■ Exercise goal
Copy every line of the entries that includes the word "this".

■ Rows from a dataset of charts and code
____

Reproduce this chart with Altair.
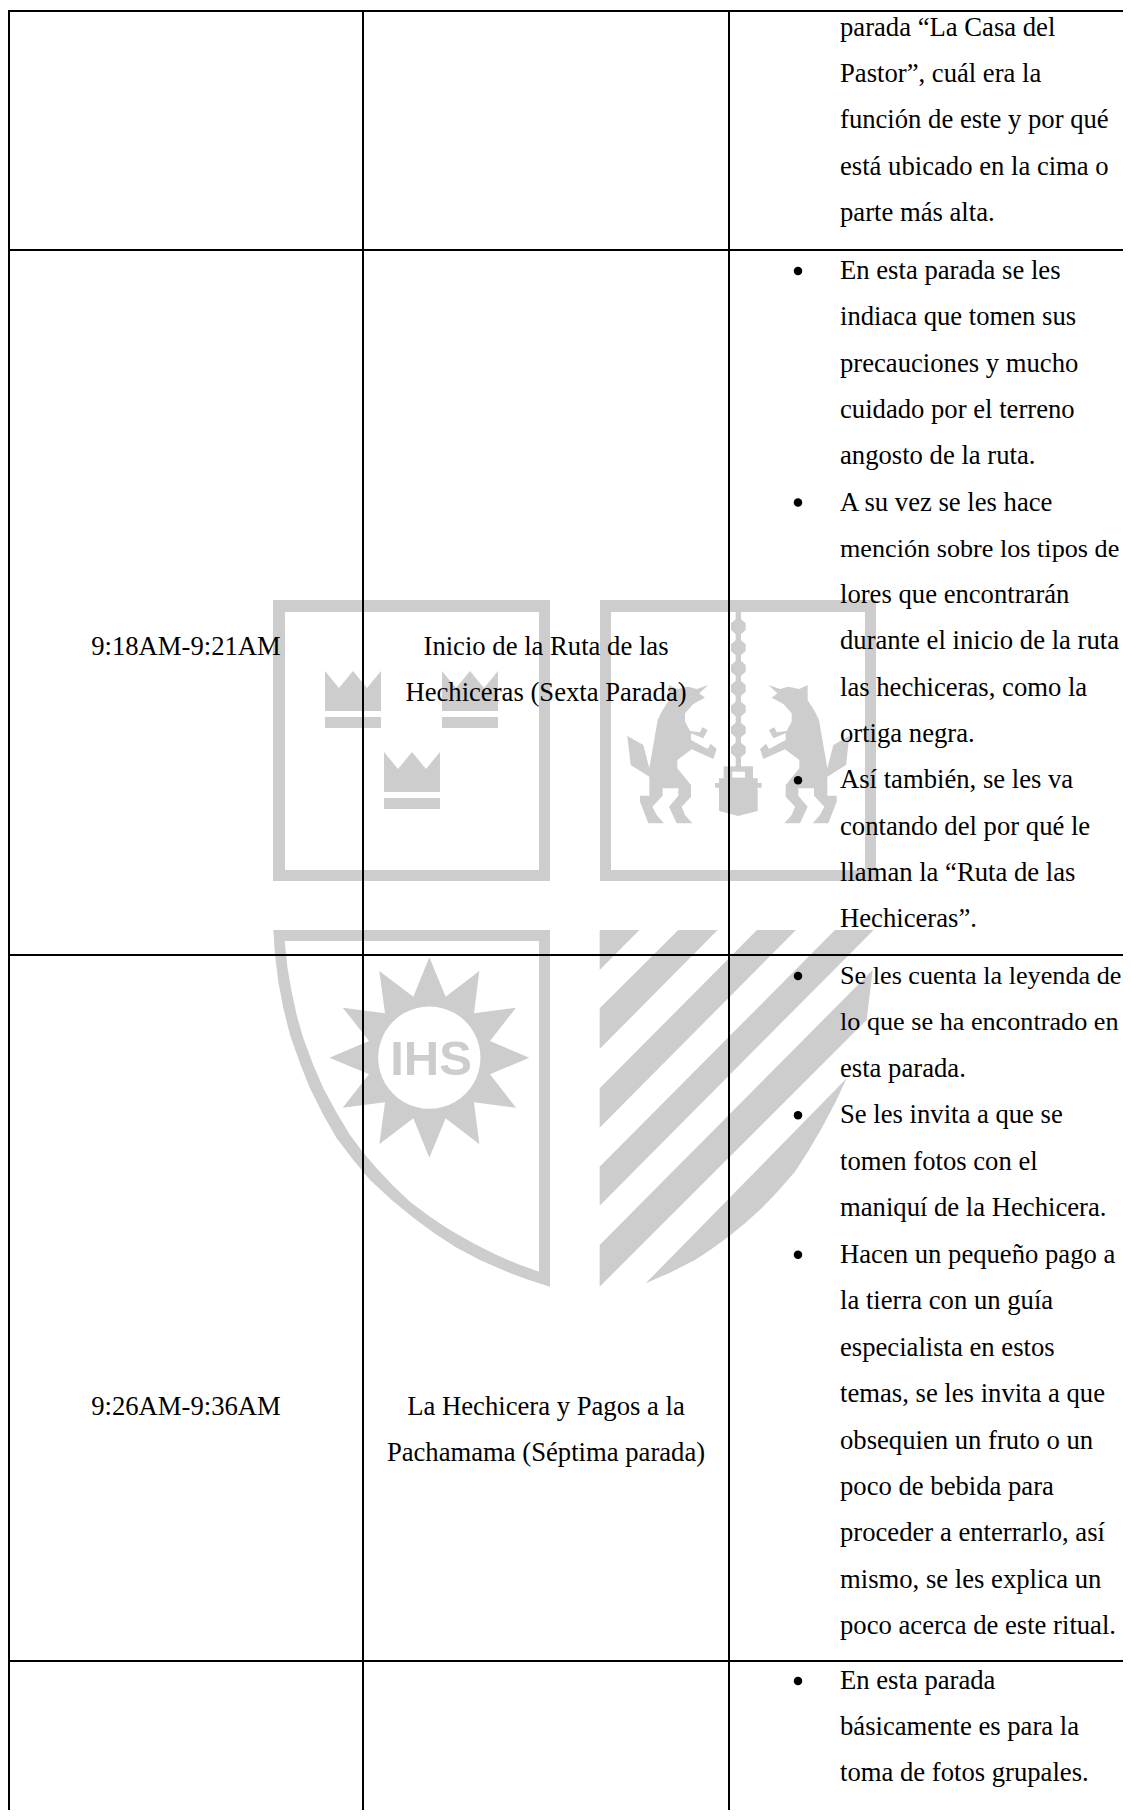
import math
import altair as alt
import pandas as pd

# ---------- table contents ----------
ROW_EDGES = [11, 250, 955, 1661]
COL_EDGES = [9, 363, 729]
PAGE_W, PAGE_H = 1123, 1810
BODY_SIZE, TIGHT_SIZE = 26.67, 26.2

COL3_ROWS = [
    (221, 46.3, [
        (False, "parada “La Casa del"),
        (False, "Pastor”, cuál era la"),
        (False, "función de este y por qué"),
        (False, "está ubicado en la cima o"),
        (False, "parte más alta."),
    ]),
    (279, 46.3, [
        (True, "En esta parada se les"),
        (False, "indiaca que tomen sus"),
        (False, "precauciones y mucho"),
        (False, "cuidado por el terreno"),
        (False, "angosto de la ruta."),
        (True, "A su vez se les hace"),
        (False, "mención sobre los tipos de"),
        (False, "lores que encontrarán"),
        (False, "durante el inicio de la ruta"),
        (False, "las hechiceras, como la"),
        (False, "ortiga negra."),
        (True, "Así también, se les va"),
        (False, "contando del por qué le"),
        (False, "llaman la “Ruta de las"),
        (False, "Hechiceras”."),
    ]),
    (984, 46.45, [
        (True, "Se les cuenta la leyenda de"),
        (False, "lo que se ha encontrado en"),
        (False, "esta parada."),
        (True, "Se les invita a que se"),
        (False, "tomen fotos con el"),
        (False, "maniquí de la Hechicera."),
        (True, "Hacen un pequeño pago a"),
        (False, "la tierra con un guía"),
        (False, "especialista en estos"),
        (False, "temas, se les invita a que"),
        (False, "obsequien un fruto o un"),
        (False, "poco de bebida para"),
        (False, "proceder a enterrarlo, así"),
        (False, "mismo, se les explica un"),
        (False, "poco acerca de este ritual."),
    ]),
    (1689, 46.0, [
        (True, "En esta parada"),
        (False, "básicamente es para la"),
        (False, "toma de fotos grupales."),
    ]),
]
TIGHT_LINES = ["Se les cuenta la leyenda de", "mención sobre los tipos de", "lo que se ha encontrado en"]
COL1_CELLS = [("9:18AM-9:21AM", 655), ("9:26AM-9:36AM", 1415)]
COL2_CELLS = [
    ("Inicio de la Ruta de las", 655),
    ("Hechiceras (Sexta Parada)", 701),
    ("La Hechicera y Pagos a la", 1415),
    ("Pachamama (Séptima parada)", 1461),
]

GREY, WHITE = "#cdcdcd", "#ffffff"

BOX_OUTER_L = [(273, 600), (550, 600), (550, 881), (273, 881)]
BOX_INNER_L = [(285, 612), (539, 612), (539, 870), (285, 870)]
BOX_OUTER_R = [(600, 600), (876, 600), (876, 881), (600, 881)]
BOX_INNER_R = [(611, 612), (865, 612), (865, 870), (611, 870)]

CROWN = [(0, 0), (14, 17), (28, 0), (42, 17), (56, 0), (56, 40), (0, 40)]
CROWN_BAR = [(0, 46), (56, 46), (56, 57), (0, 57)]
CROWN_AT = [(325, 671), (442, 671), (384, 752)]

# crop 5 coordinates, 3x, origin (270, 925)
SHIELD_OUT = [(10, 15), (840, 15), (840, 1085), (770, 1063), (700, 1036), (630, 1005), (560, 968),
              (495, 926), (430, 878), (365, 825), (300, 765), (250, 705), (200, 640), (160, 570),
              (120, 490), (90, 415), (60, 330), (40, 250), (25, 170), (15, 90)]
SHIELD_IN = [(44, 48), (807, 48), (807, 1040), (745, 1018), (680, 990), (610, 955), (540, 915),
             (480, 875), (420, 830), (370, 783), (320, 730), (280, 683), (240, 630), (200, 563),
             (160, 490), (130, 420), (100, 340), (80, 270), (65, 200), (52, 125)]
SUN = [(478, 97), (527, 215), (628, 138), (612, 265), (738, 248), (660, 348),
       (778, 398), (660, 448), (738, 548), (612, 532), (628, 658), (527, 580),
       (478, 698), (430, 580), (328, 658), (345, 532), (218, 548), (297, 448),
       (178, 398), (297, 348), (218, 248), (345, 265), (328, 138), (430, 215)]
SUN_CENTRE, SUN_HOLE_R = (478, 398), 153.5

# crop 6 coordinates, 3x, origin (595, 925)
STRIPES = [
    [(14, 15), (133, 15), (14, 135)],
    [(250, 15), (368, 15), (14, 372), (14, 250)],
    [(486, 15), (603, 15), (14, 608), (14, 490)],
    [(720, 15), (836, 15), (14, 842), (14, 725)],
    [(833, 135), (815, 285), (14, 1085), (14, 960)],
    [(755, 460), (720, 535), (680, 610), (640, 678), (600, 740), (550, 797), (500, 850),
     (450, 895), (400, 935), (350, 972), (300, 1005), (225, 1043), (152, 1075)],
]

# crop 7 coordinates, 3x, origin (615, 605)
WOLF = [(280, 240), (245, 252), (220, 245), (187, 252), (162, 240), (162, 285), (140, 320),
        (128, 345), (115, 420), (103, 490), (85, 420), (37, 393), (47, 480), (103, 515),
        (103, 572), (75, 572), (75, 590), (100, 655), (147, 655), (125, 630), (112, 605),
        (143, 572), (143, 550), (190, 550), (190, 572), (162, 605), (185, 655), (232, 655),
        (210, 630), (200, 605), (228, 575), (228, 540), (187, 490), (187, 465), (230, 433),
        (295, 462), (305, 432), (287, 416), (278, 432), (228, 405), (228, 385), (265, 400),
        (278, 375), (262, 367), (255, 382), (225, 378), (210, 350), (210, 325), (235, 297),
        (270, 278), (253, 265)]
CHAIN_STEM = [(362, 20), (378, 20), (378, 490), (362, 490)]
BEAD_CENTRES = [65, 128, 190, 250, 312, 375, 435]
WEIGHT_TOP = [(326, 484), (414, 484), (414, 525), (326, 525)]
WEIGHT_SLOT = [(352, 500), (390, 500), (390, 518), (352, 518)]
WEIGHT = [(300, 534), (312, 534), (312, 520), (428, 520), (428, 534), (440, 534), (440, 548),
          (428, 548), (428, 618), (370, 633), (312, 618), (312, 548), (300, 548)]


def crop(points, ox, oy):
    return [(ox + x / 3, oy + y / 3) for x, y in points]


def shift(points, dx, dy):
    return [(x + dx, y + dy) for x, y in points]


def feature(points, fill):
    ring = [[round(x - 8, 2), round(y - 8, 2)] for x, y in points]
    ring.append(ring[0])
    return {"type": "Feature", "properties": {"fill": fill},
            "geometry": {"type": "Polygon", "coordinates": [ring]}}


shapes = [
    feature(BOX_OUTER_L, GREY), feature(BOX_INNER_L, WHITE),
    feature(BOX_OUTER_R, GREY), feature(BOX_INNER_R, WHITE),
]
for cx, cy in CROWN_AT:
    shapes.append(feature(shift(CROWN, cx, cy), GREY))
    shapes.append(feature(shift(CROWN_BAR, cx, cy), GREY))
shapes.append(feature(crop(SHIELD_OUT, 270, 925), GREY))
shapes.append(feature(crop(SHIELD_IN, 270, 925), WHITE))
shapes.append(feature(crop(SUN, 270, 925), GREY))
hole = [(SUN_CENTRE[0] + SUN_HOLE_R * math.cos(a * math.pi / 24),
         SUN_CENTRE[1] + SUN_HOLE_R * math.sin(a * math.pi / 24)) for a in range(48)]
shapes.append(feature(crop(hole, 270, 925), WHITE))
for s in STRIPES:
    shapes.append(feature(crop(s, 595, 925), GREY))
shapes.append(feature(crop(WOLF, 615, 605), GREY))
shapes.append(feature(crop([(740 - x, y) for x, y in WOLF], 615, 605), GREY))
shapes.append(feature(crop(CHAIN_STEM, 615, 605), GREY))
for yc in BEAD_CENTRES:
    bead = [(362, yc - 22), (378, yc - 22), (392, yc - 10), (392, yc + 10),
            (378, yc + 22), (362, yc + 22), (348, yc + 10), (348, yc - 10)]
    shapes.append(feature(crop(bead, 615, 605), GREY))
shapes.append(feature(crop(WEIGHT_TOP, 615, 605), GREY))
shapes.append(feature(crop(WEIGHT_SLOT, 615, 605), WHITE))
shapes.append(feature(crop(WEIGHT, 615, 605), GREY))

# ---------- tables for the marks ----------
left_rows, bullets = [], []
for start, pitch, lines in COL3_ROWS:
    if start == 221:
        start = start - (len(lines) - 1) * pitch   # the first row is anchored on its last line
    for i, (has_bullet, txt) in enumerate(lines):
        yy = start + i * pitch
        size = TIGHT_SIZE if txt in TIGHT_LINES else BODY_SIZE
        left_rows.append({"x": 840, "y": yy, "t": txt, "s": size})
        if has_bullet:
            bullets.append({"x": 798, "y": yy - 8})
centre_rows = [{"x": 186, "y": y, "t": t} for t, y in COL1_CELLS] + \
              [{"x": 546, "y": y, "t": t} for t, y in COL2_CELLS]
h_rules = pd.DataFrame({"x": [8] * len(ROW_EDGES), "x2": [PAGE_W] * len(ROW_EDGES), "y": ROW_EDGES})
v_rules = pd.DataFrame({"x": COL_EDGES, "y": [10] * len(COL_EDGES), "y2": [PAGE_H] * len(COL_EDGES)})

X = alt.X("x:Q", axis=None, scale=alt.Scale(domain=[8, PAGE_W], nice=False, zero=False))
Y = alt.Y("y:Q", axis=None, scale=alt.Scale(domain=[PAGE_H, 8], nice=False, zero=False))
FONT = "Liberation Serif"

watermark = alt.Chart(alt.Data(values=shapes)).mark_geoshape(strokeWidth=0).encode(
    color=alt.Color("properties.fill:N", scale=None, legend=None)
).project(type="identity", scale=1, translate=[0, 0])

ihs = alt.Chart(pd.DataFrame([{"x": 431, "y": 1075, "t": "IHS"}])).mark_text(
    font="Liberation Sans", fontWeight="bold", fontSize=49, color=GREY, align="center", baseline="alphabetic"
).encode(x=X, y=Y, text="t:N")

hl = alt.Chart(h_rules).mark_rule(color="black", strokeWidth=2).encode(x=X, x2="x2:Q", y=Y)
vl = alt.Chart(v_rules).mark_rule(color="black", strokeWidth=2).encode(x=X, y=Y, y2="y2:Q")

left_text = alt.Chart(pd.DataFrame(left_rows)).mark_text(
    font=FONT, color="black", align="left", baseline="alphabetic"
).encode(x=X, y=Y, text="t:N", size=alt.Size("s:Q", scale=None, legend=None))
centre_text = alt.Chart(pd.DataFrame(centre_rows)).mark_text(
    font=FONT, fontSize=BODY_SIZE, color="black", align="center", baseline="alphabetic"
).encode(x=X, y=Y, text="t:N")
dots = alt.Chart(pd.DataFrame(bullets)).mark_circle(color="black", opacity=1, size=72).encode(x=X, y=Y)

chart = alt.layer(watermark, ihs, hl, vl, dots, left_text, centre_text).properties(
    width=PAGE_W - 8, height=PAGE_H - 8, padding=0,
    autosize=alt.AutoSizeParams(type="none", contains="padding")
).configure_view(stroke=None)

chart.save("out.html", embed_options={"renderer": "svg", "actions": False})
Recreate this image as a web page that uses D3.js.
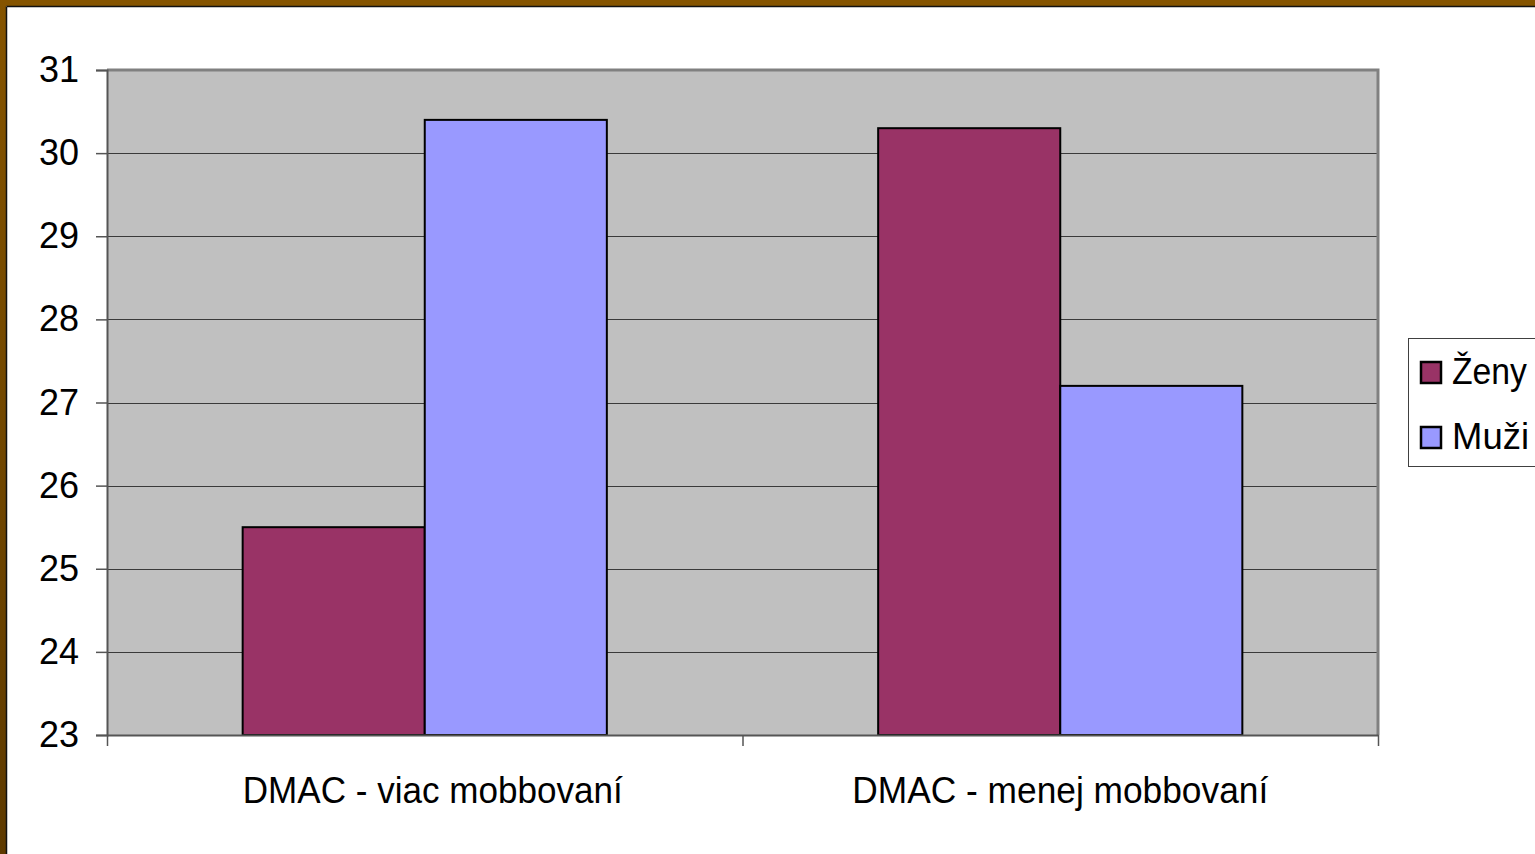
<!DOCTYPE html>
<html>
<head>
<meta charset="utf-8">
<script src="https://cdn.jsdelivr.net/npm/d3@7"></script>
<style>
  html, body { margin: 0; padding: 0; background: #fff; overflow: hidden; }
  svg { display: block; }
</style>
</head>
<body>
<svg id="chart"></svg>
<script>
const categories = ["DMAC - viac mobbovaní", "DMAC - menej mobbovaní"];
const seriesNames = ["Ženy", "Muži"];
const zenyValues = [25.5, 30.3];
const muziValues = [30.4, 27.2];
const yTicks = [23, 24, 25, 26, 27, 28, 29, 30, 31];
const seriesColors = ["#993366", "#9999ff"];

const width = 1535;
const height = 854;
const plot = { left: 107, right: 1378, top: 70, bottom: 735 };
const font = "'Liberation Sans', Arial, sans-serif";

const data = categories.map((c, i) => ({
  category: c,
  values: [
    { series: seriesNames[0], value: zenyValues[i] },
    { series: seriesNames[1], value: muziValues[i] }
  ]
}));

const svg = d3.select("#chart")
  .attr("width", width)
  .attr("height", height);

// frame border
const defs = svg.append("defs");
const grad = defs.append("linearGradient")
  .attr("id", "frameGrad")
  .attr("x1", 0).attr("y1", 0).attr("x2", 0).attr("y2", 1);
grad.append("stop").attr("offset", "0%").attr("stop-color", "#855400");
grad.append("stop").attr("offset", "100%").attr("stop-color", "#5e3a00");

svg.append("rect").attr("x", 0).attr("y", 0).attr("width", width).attr("height", 6).attr("fill", "#855400");
svg.append("rect").attr("x", 0).attr("y", 0).attr("width", 6).attr("height", height).attr("fill", "url(#frameGrad)");
svg.append("line").attr("x1", 6.5).attr("x2", width).attr("y1", 6.5).attr("y2", 6.5).attr("stroke", "#111").attr("stroke-width", 1.5);
svg.append("line").attr("x1", 6.5).attr("x2", 6.5).attr("y1", 6.5).attr("y2", height).attr("stroke", "#111").attr("stroke-width", 1.5);

const y = d3.scaleLinear()
  .domain([23, 31])
  .range([plot.bottom, plot.top]);

const x0 = d3.scaleBand()
  .domain(categories)
  .range([plot.left, plot.right])
  .padding(0);

const x1 = d3.scaleBand()
  .domain(seriesNames)
  .range([0, x0.bandwidth()])
  .paddingInner(0)
  .paddingOuter(0.745);

const color = d3.scaleOrdinal().domain(seriesNames).range(seriesColors);

// plot background
svg.append("rect")
  .attr("x", plot.left)
  .attr("y", plot.top)
  .attr("width", plot.right - plot.left)
  .attr("height", plot.bottom - plot.top)
  .attr("fill", "#c0c0c0");

// gridlines
svg.append("g")
  .selectAll("line")
  .data(yTicks.slice(1, -1))
  .join("line")
  .attr("x1", plot.left)
  .attr("x2", plot.right)
  .attr("y1", d => Math.round(y(d)) + 0.5)
  .attr("y2", d => Math.round(y(d)) + 0.5)
  .attr("stroke", "#3a3a3a")
  .attr("stroke-width", 1);

// plot border (top and right)
svg.append("path")
  .attr("d", `M${plot.left},${plot.top} H${plot.right} V${plot.bottom}`)
  .attr("fill", "none")
  .attr("stroke", "#808080")
  .attr("stroke-width", 3);

// bars
svg.append("g")
  .selectAll("g")
  .data(data)
  .join("g")
  .attr("transform", d => `translate(${x0(d.category)},0)`)
  .selectAll("rect")
  .data(d => d.values)
  .join("rect")
  .attr("x", d => x1(d.series))
  .attr("y", d => y(d.value))
  .attr("width", x1.bandwidth())
  .attr("height", d => plot.bottom - y(d.value))
  .attr("fill", d => color(d.series))
  .attr("stroke", "#000")
  .attr("stroke-width", 2);

// y axis
const yAxis = svg.append("g")
  .attr("transform", `translate(${plot.left},0)`)
  .call(d3.axisLeft(y).tickValues(yTicks).tickSize(11).tickPadding(17).tickFormat(d3.format("d")));
yAxis.select(".domain").attr("stroke", "#555").attr("stroke-width", 2);
yAxis.selectAll(".tick line").attr("stroke", "#555").attr("stroke-width", 1.5);
yAxis.selectAll(".tick text")
  .attr("fill", "#000")
  .style("font-family", font)
  .style("font-size", "36px")
  .attr("dy", "0.32em");

// x axis
const xAxis = svg.append("g")
  .attr("transform", `translate(0,${plot.bottom})`)
  .call(d3.axisBottom(x0).tickSize(0).tickPadding(42));
xAxis.select(".domain").attr("stroke", "#555").attr("stroke-width", 2);
xAxis.selectAll(".tick text")
  .attr("fill", "#000")
  .style("font-family", font)
  .style("font-size", "36px")
  .attr("dx", (d, i) => i === 0 ? 8 : 0)
  .attr("textLength", (d, i) => i === 0 ? 380 : 416)
  .attr("lengthAdjust", "spacingAndGlyphs");

// category separators
svg.append("g")
  .selectAll("line")
  .data([...categories.map(c => x0(c)), plot.right])
  .join("line")
  .attr("x1", d => d + 0.5)
  .attr("x2", d => d + 0.5)
  .attr("y1", plot.bottom)
  .attr("y2", plot.bottom + 11)
  .attr("stroke", "#555")
  .attr("stroke-width", 1.5);

// legend
const legend = svg.append("g").attr("transform", "translate(1408,338)");
legend.append("rect")
  .attr("x", 0.5)
  .attr("y", 0.5)
  .attr("width", 140)
  .attr("height", 128)
  .attr("fill", "#fff")
  .attr("stroke", "#404040")
  .attr("stroke-width", 1);

const legendItems = legend.selectAll(".item")
  .data(seriesNames)
  .join("g")
  .attr("class", "item")
  .attr("transform", (d, i) => `translate(13,${24 + i * 65})`);

legendItems.append("rect")
  .attr("width", 20)
  .attr("height", 21)
  .attr("fill", d => color(d))
  .attr("stroke", "#000")
  .attr("stroke-width", 2.5);

legendItems.append("text")
  .attr("x", 31)
  .attr("y", 22)
  .style("font-family", font)
  .style("font-size", "36px")
  .attr("fill", "#000")
  .attr("textLength", (d, i) => i === 0 ? 75 : 77)
  .attr("lengthAdjust", "spacingAndGlyphs")
  .text(d => d);
</script>
</body>
</html>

____

■ Correct response
Reproduce this chart with Altair.
Recreate this image as a web page that uses D3.js.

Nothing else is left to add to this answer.